WSJ Article

We’re back in California! I’ll have more on the end of the field season in another post. In the mean time, a quick mention that our research was mentioned in a recent Wall Street Journal article on ecotourism and sage-grouse. I’m not sure if this will be behind a paywall for some folks or not. I thought it was a pretty nice article. A couple of comments:

 

1) Much better than the last article in WSJ that really felt like a hit piece trivializing our research. Gail spent many hours over several months talking with a reporter, and the end product was extremely disappointing. We were hesitant to engage with them again, but I’m glad I did, since this article had a much different tone than the first.

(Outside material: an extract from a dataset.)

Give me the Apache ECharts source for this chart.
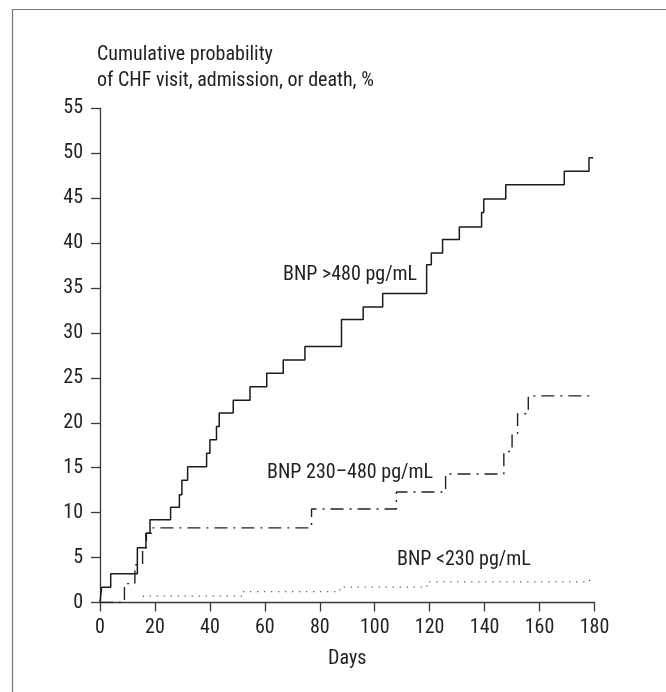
<!DOCTYPE html>
<html>
<head>
<meta charset="utf-8">
<script src="https://cdn.jsdelivr.net/npm/echarts@6/dist/echarts.min.js"></script>
<style>
    html, body { margin: 0; padding: 0; background: #fff; }
    #chart { width: 666px; height: 692px; }
</style>
</head>
<body>
<div id="chart"></div>
<script>
    // 横轴刻度、纵轴刻度
    var dayTicks = [0, 20, 40, 60, 80, 100, 120, 140, 160, 180];
    var pctTicks = [0, 5, 10, 15, 20, 25, 30, 35, 40, 45, 50, 55];

    // BNP >480 pg/mL（实线）
    var highDays = [0, 0.6, 3.9, 13.6, 16.7, 18.2, 25.7, 28.9, 29.8, 31.9, 38.8, 40.0, 42.4, 43.4, 48.5, 54.6, 60.7, 66.7, 74.6, 87.9, 95.8, 102.9, 118.9, 120.6, 124.7, 130.8, 138.9, 139.7, 147.7, 169.0, 178.0, 179.5];
    var highVals = [0, 1.7, 3.2, 6.1, 7.7, 9.2, 10.6, 12.0, 13.6, 15.1, 16.6, 18.1, 19.6, 21.1, 22.5, 24.0, 25.5, 27.0, 28.5, 31.5, 32.9, 34.4, 37.6, 38.9, 40.4, 41.8, 43.4, 44.9, 46.5, 48.0, 49.5, 49.5];

    // BNP 230–480 pg/mL（点划线）
    var midDays = [0, 8.9, 12.7, 15.5, 16.9, 18.8, 77.0, 107.9, 125.8, 147.0, 150.0, 152.0, 155.9, 179.5];
    var midVals = [0, 2.1, 4.2, 6.1, 7.7, 8.3, 10.4, 12.3, 14.3, 16.8, 18.8, 21.0, 23.0, 23.0];

    // BNP <230 pg/mL（点线）
    var lowDays = [0, 15.8, 51.5, 87.3, 119.0, 178.2, 179.0];
    var lowVals = [0, 0.7, 1.2, 1.7, 2.3, 2.7, 2.7];

    var seriesNames = ['BNP >480 pg/mL', 'BNP 230–480 pg/mL', 'BNP <230 pg/mL'];
    var yTitle = 'Cumulative probability\nof CHF visit, admission, or death, %';
    var xTitle = 'Days';

    function pairs(xs, ys) {
        var out = [];
        for (var i = 0; i < xs.length; i++) {
            out.push([xs[i], ys[i]]);
        }
        return out;
    }

    var font = 'Roboto, "Liberation Sans", Arial, sans-serif';
    var fontCss = 'condensed 20px ' + font;
    var axisColor = '#3a3a3a';
    var textColor = '#222';

    var myChart = echarts.init(document.getElementById('chart'));
    var option = {
        animation: false,
        backgroundColor: '#fff',
        grid: {
            left: 100,
            right: 71.5,
            top: 108.3,
            bottom: 89.5,
            containLabel: false,
            outerBoundsMode: 'none'
        },
        xAxis: {
            type: 'value',
            min: dayTicks[0],
            max: dayTicks[dayTicks.length - 1],
            interval: 20,
            name: xTitle,
            nameLocation: 'middle',
            nameGap: 46,
            nameTextStyle: { fontFamily: font, fontWeight: 'condensed', fontSize: 20, color: textColor },
            axisLine: { lineStyle: { color: axisColor, width: 1.3 } },
            axisTick: { show: true, inside: false, length: 9, lineStyle: { color: axisColor, width: 1.3 } },
            axisLabel: { margin: 15, fontFamily: font, fontWeight: 'condensed', fontSize: 20, color: textColor },
            splitLine: { show: false }
        },
        yAxis: {
            type: 'value',
            min: pctTicks[0],
            max: pctTicks[pctTicks.length - 1],
            interval: 5,
            axisLine: { show: true, lineStyle: { color: axisColor, width: 1.3 } },
            axisTick: { show: true, inside: false, length: 9, lineStyle: { color: axisColor, width: 1.3 } },
            axisLabel: { margin: 17, fontFamily: font, fontWeight: 'condensed', fontSize: 20, color: textColor },
            splitLine: { show: false }
        },
        graphic: [
            {
                type: 'rect',
                shape: { x: 12.5, y: 9.5, width: 720, height: 720 },
                style: { fill: 'none', stroke: '#777', lineWidth: 1.2 },
                silent: true
            },
            {
                type: 'text',
                left: 97,
                top: 42,
                style: { text: yTitle, font: fontCss, fill: textColor, lineHeight: 25.7 }
            },
            {
                type: 'text',
                left: 283,
                top: 265,
                style: { text: seriesNames[0], font: fontCss, fill: textColor }
            },
            {
                type: 'text',
                right: 666 - 433,
                top: 463,
                style: { text: seriesNames[1], font: fontCss, fill: textColor }
            },
            {
                type: 'text',
                left: 397,
                top: 550,
                style: { text: seriesNames[2], font: fontCss, fill: textColor }
            }
        ],
        series: [
            {
                name: seriesNames[2],
                type: 'line',
                step: 'end',
                symbol: 'none',
                data: pairs(lowDays, lowVals),
                lineStyle: { color: '#333', width: 1.2, type: [1, 6] },
                z: 2
            },
            {
                name: seriesNames[1],
                type: 'line',
                step: 'end',
                symbol: 'none',
                data: pairs(midDays, midVals),
                lineStyle: { color: '#222', width: 1.4, type: [13, 6, 2, 6] },
                z: 3
            },
            {
                name: seriesNames[0],
                type: 'line',
                step: 'end',
                symbol: 'none',
                data: pairs(highDays, highVals),
                lineStyle: { color: '#1a1a1a', width: 1.5, type: 'solid' },
                z: 4
            }
        ]
    };
    myChart.setOption(option);
</script>
</body>
</html>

2) The article makes it sound like we were the first to study strut rate in sage-grouse, which is definitely not true (and something I directly pointed out to the Jim). Strut rate is the most consistent correlate of mating success across studies and populations of sage-grouse, from Haven Wiley’s work in the Farson, WY population, to Mark Boyce’s eastern Wyoming studies, to the long term study of sage-grouse in the Mono Basin of California by Jack Bradbury and Robert Gibson. I would argue that our main contribution into this relationship is that we’ve gotten a bit more insight  into the direction of causality. There’s always been the question– are the top males attracting females because they strut at a higher rate, or is the presence and proximity of interested females around the top males causing them to increase their display effort? With the fembot we could test all males on an even playing field by showing them a stimulus at a roughly equal range of distances and with similar female proceptivity, and measure their strut rate in a more controlled environment. Since maximum strut rate to the robot was correlated with mating success with real females, it suggests that females may be responding to the higher display rates. Top males are also adjusting more strongly to female cues (in the early experiment, we just measured the distance between the male and the robot), so the male response is also important. The good males do both.